▶ **DATASET CONTENT**:
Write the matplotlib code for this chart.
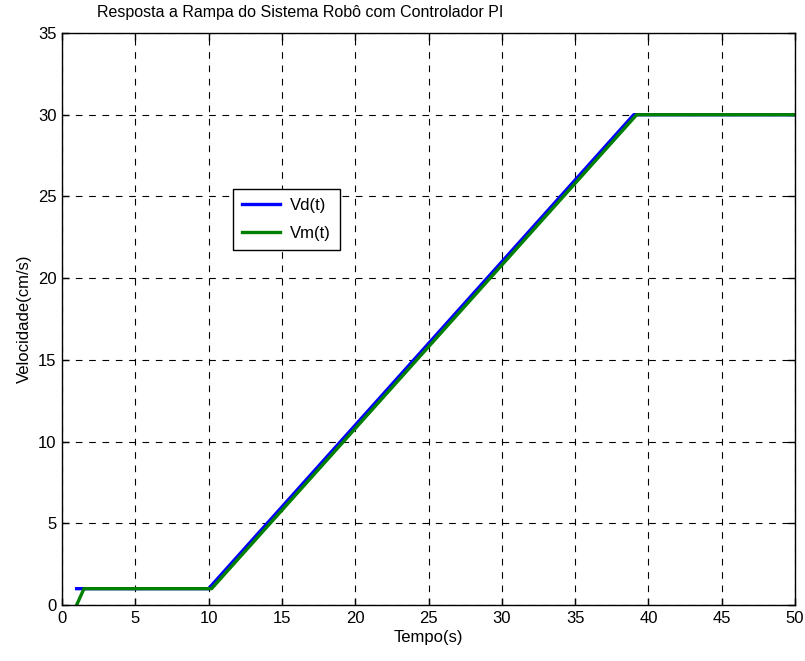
import matplotlib
matplotlib.use('Agg')
import matplotlib.pyplot as plt

plt.rcParams['font.family'] = ['Liberation Sans', 'DejaVu Sans']

# dados
t_vd = [1, 10, 39, 50]
vd = [1, 1, 30, 30]
t_vm = [1, 1.5, 10, 10.2, 39.2, 50]
vm = [0, 1, 1, 1.0, 30, 30]

xticks = list(range(0, 51, 5))
yticks = list(range(0, 36, 5))

fig = plt.figure(figsize=(8.05, 6.61), dpi=100)
ax = fig.add_axes([0.077, 0.0847, 0.9106, 0.8654])

ax.plot(t_vd, vd, color='#0000ff', lw=2.4, label='Vd(t)')
ax.plot(t_vm, vm, color='#008000', lw=2.4, label='Vm(t)')

ax.set_xlim(0, 50)
ax.set_ylim(0, 35)
ax.set_xticks(xticks)
ax.set_yticks(yticks)
ax.tick_params(direction='in', labelsize=12, length=5, width=1, pad=4)
ax.tick_params(top=True, right=True)
ax.grid(True, color='black', linestyle=(0, (6, 6)), linewidth=0.8)
for s in ax.spines.values():
    s.set_linewidth(1)

ax.set_xlabel('Tempo(s)', fontsize=12, labelpad=3)
ax.set_ylabel('Velocidade(cm/s)', fontsize=12, labelpad=4)
fig.text(97 / 805, 1 - 13 / 661, 'Resposta a Rampa do Sistema Robô com Controlador PI',
         fontsize=11.5, ha='left', va='center')

leg = ax.legend(loc='upper left', bbox_to_anchor=(0.233, 0.727), fontsize=12,
                fancybox=False, framealpha=1, edgecolor='black', borderpad=0.55,
                handlelength=2.3, handletextpad=0.6, labelspacing=0.75,
                borderaxespad=0)
leg.get_frame().set_linewidth(1)

fig.savefig('out.png', dpi=100)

▶ **WHAT YOU HAVE TO DO**: Write out exactly the lines between the start of the data and the line with "ax.plot(t_vm, vm, color='#008000', lw=2.4, label='Vm(t)')", including both, but none of the pictures.

▶ **PROBLEM SOLUTION**:
Write the matplotlib code for this chart.
import matplotlib
matplotlib.use('Agg')
import matplotlib.pyplot as plt

plt.rcParams['font.family'] = ['Liberation Sans', 'DejaVu Sans']

# dados
t_vd = [1, 10, 39, 50]
vd = [1, 1, 30, 30]
t_vm = [1, 1.5, 10, 10.2, 39.2, 50]
vm = [0, 1, 1, 1.0, 30, 30]

xticks = list(range(0, 51, 5))
yticks = list(range(0, 36, 5))

fig = plt.figure(figsize=(8.05, 6.61), dpi=100)
ax = fig.add_axes([0.077, 0.0847, 0.9106, 0.8654])

ax.plot(t_vd, vd, color='#0000ff', lw=2.4, label='Vd(t)')
ax.plot(t_vm, vm, color='#008000', lw=2.4, label='Vm(t)')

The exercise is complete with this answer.